To be done:
Return only those lines from the line containing "Generate a Python" to the line containing "import matplotlib.pyplot as plt", both included, and please omit the pictures.

Task material:
======

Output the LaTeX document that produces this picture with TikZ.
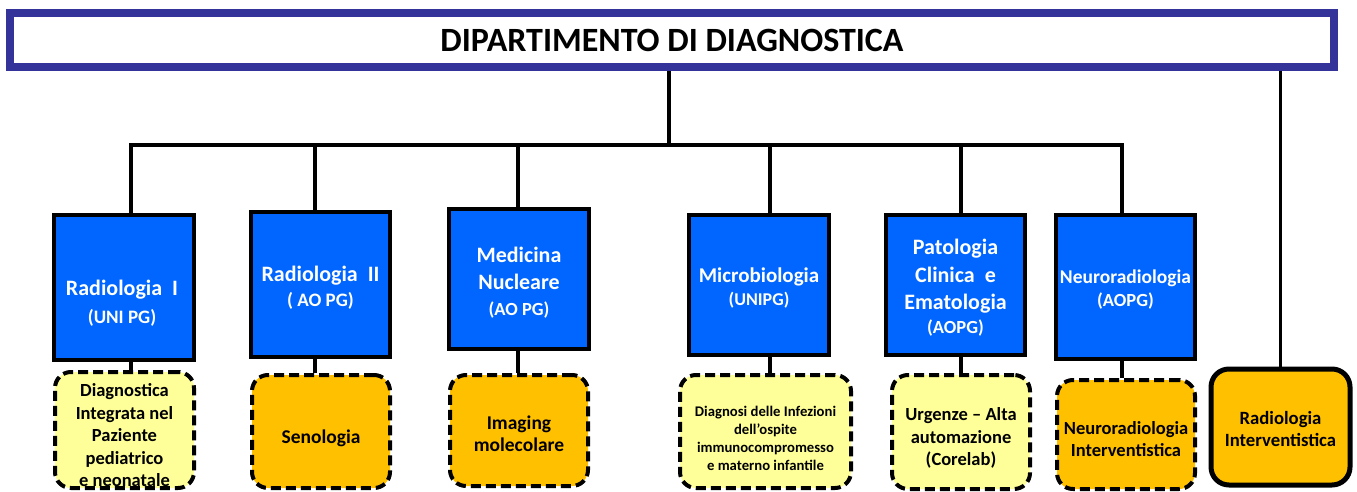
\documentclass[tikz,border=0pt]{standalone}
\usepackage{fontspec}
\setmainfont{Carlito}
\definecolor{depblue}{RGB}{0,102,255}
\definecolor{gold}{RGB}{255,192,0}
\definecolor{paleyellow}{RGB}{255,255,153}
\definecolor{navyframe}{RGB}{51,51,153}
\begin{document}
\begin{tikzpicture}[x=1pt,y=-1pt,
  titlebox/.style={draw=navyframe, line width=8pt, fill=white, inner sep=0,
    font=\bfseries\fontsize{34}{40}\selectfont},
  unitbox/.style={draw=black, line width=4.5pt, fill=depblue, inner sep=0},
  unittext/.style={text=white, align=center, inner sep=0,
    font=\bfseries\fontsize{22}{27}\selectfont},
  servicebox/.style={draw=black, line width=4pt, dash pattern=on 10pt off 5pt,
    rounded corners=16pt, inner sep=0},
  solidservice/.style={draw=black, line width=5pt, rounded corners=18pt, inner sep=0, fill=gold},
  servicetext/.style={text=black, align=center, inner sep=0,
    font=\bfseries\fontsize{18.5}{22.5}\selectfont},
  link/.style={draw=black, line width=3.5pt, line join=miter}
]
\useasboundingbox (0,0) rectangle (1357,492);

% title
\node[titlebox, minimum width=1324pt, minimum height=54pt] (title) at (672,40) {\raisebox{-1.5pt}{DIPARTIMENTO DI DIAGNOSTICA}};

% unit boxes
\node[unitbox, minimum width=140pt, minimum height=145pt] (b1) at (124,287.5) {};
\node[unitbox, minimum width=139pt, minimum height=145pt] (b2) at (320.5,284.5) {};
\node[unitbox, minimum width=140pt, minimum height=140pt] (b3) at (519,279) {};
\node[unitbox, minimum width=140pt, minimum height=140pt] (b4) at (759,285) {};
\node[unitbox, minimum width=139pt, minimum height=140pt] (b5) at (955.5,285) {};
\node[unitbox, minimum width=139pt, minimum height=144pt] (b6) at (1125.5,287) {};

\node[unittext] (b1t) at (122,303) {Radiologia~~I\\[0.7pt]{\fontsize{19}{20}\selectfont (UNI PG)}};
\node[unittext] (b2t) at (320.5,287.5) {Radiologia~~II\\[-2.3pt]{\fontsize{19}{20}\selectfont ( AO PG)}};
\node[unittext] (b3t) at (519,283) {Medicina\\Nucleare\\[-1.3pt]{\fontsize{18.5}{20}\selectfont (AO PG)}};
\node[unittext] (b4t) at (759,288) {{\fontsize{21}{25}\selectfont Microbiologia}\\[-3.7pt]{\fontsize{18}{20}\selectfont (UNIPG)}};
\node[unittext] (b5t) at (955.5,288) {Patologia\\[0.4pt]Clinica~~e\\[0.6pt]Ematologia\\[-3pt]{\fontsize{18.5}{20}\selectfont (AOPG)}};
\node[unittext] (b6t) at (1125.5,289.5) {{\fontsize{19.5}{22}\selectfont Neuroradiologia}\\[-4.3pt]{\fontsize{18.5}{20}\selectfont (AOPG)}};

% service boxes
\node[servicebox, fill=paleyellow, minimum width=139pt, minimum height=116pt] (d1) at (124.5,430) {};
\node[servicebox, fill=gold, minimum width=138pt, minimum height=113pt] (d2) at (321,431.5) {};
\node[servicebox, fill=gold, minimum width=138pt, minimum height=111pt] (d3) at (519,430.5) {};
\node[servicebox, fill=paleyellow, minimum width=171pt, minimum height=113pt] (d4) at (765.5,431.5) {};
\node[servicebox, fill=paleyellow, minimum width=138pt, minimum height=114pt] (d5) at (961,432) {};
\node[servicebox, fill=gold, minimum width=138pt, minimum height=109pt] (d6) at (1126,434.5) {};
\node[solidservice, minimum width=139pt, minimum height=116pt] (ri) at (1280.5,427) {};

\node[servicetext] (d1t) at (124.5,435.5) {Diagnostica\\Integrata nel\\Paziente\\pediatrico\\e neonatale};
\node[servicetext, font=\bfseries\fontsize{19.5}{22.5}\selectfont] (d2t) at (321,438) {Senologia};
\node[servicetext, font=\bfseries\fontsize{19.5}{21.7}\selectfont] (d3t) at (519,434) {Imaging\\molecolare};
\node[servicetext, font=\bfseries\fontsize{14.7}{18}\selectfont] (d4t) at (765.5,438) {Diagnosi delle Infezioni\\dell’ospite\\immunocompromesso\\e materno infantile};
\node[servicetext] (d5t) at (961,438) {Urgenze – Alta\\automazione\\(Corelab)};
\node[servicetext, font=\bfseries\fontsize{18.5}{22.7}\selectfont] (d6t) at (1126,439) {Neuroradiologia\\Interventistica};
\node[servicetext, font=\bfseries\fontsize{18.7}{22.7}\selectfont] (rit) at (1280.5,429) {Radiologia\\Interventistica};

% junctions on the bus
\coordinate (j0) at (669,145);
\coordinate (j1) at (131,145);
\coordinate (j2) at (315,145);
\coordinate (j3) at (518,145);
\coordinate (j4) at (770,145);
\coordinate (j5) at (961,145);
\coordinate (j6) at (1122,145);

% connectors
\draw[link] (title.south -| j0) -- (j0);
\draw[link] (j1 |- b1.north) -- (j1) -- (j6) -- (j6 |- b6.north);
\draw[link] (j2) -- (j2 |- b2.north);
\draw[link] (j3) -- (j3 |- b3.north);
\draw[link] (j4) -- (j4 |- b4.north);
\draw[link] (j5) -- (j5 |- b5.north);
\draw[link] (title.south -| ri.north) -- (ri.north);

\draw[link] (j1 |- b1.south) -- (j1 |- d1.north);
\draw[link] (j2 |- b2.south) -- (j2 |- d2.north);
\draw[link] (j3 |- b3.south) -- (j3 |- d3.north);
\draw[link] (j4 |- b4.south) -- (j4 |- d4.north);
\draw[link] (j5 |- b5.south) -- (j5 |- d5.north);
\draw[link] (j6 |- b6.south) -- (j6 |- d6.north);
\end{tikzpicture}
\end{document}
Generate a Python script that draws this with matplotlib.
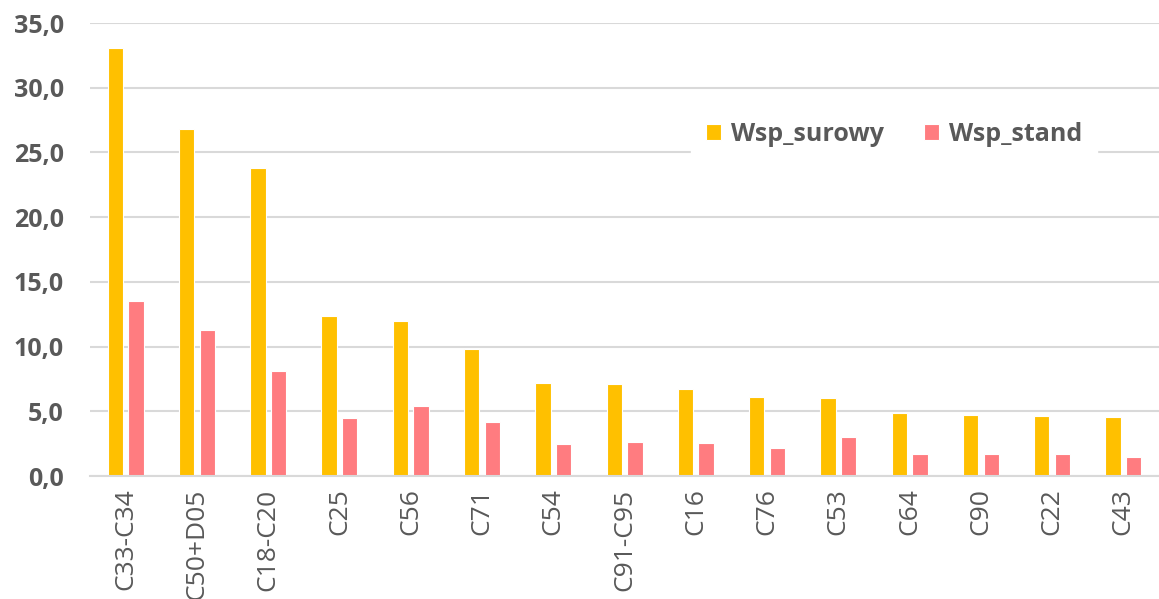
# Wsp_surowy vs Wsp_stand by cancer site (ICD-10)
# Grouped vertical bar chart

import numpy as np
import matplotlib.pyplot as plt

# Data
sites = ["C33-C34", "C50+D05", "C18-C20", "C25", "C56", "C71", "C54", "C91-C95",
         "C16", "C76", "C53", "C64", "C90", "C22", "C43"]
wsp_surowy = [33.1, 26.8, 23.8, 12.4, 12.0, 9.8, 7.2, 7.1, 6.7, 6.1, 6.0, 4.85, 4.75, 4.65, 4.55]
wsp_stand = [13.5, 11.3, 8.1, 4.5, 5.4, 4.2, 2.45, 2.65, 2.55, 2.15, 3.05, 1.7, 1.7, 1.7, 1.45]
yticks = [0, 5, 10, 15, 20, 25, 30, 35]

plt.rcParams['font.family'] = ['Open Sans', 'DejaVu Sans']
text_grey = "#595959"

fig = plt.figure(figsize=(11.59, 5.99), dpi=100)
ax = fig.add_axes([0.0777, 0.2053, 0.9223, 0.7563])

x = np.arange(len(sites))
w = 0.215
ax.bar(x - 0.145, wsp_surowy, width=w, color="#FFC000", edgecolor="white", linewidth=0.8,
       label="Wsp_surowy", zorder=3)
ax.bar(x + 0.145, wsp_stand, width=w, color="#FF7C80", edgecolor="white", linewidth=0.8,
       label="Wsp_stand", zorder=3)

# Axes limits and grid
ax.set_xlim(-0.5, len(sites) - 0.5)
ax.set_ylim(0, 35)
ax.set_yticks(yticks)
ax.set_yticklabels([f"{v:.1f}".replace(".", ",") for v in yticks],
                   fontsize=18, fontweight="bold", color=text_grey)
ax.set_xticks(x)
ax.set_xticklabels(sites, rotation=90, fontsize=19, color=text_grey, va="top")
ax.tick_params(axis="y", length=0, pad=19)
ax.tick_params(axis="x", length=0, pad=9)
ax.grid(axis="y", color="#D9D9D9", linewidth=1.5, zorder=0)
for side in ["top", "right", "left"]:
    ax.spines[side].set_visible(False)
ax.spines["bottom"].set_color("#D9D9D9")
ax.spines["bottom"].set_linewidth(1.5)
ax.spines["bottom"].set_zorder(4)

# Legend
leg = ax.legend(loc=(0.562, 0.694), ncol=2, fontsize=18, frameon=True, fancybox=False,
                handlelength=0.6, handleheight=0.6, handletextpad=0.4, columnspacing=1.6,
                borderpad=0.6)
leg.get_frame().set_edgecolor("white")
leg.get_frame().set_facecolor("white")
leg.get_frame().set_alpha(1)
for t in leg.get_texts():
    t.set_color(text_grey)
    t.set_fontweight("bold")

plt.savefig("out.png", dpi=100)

======

Result for this task:
Generate a Python script that draws this with matplotlib.
# Wsp_surowy vs Wsp_stand by cancer site (ICD-10)
# Grouped vertical bar chart

import numpy as np
import matplotlib.pyplot as plt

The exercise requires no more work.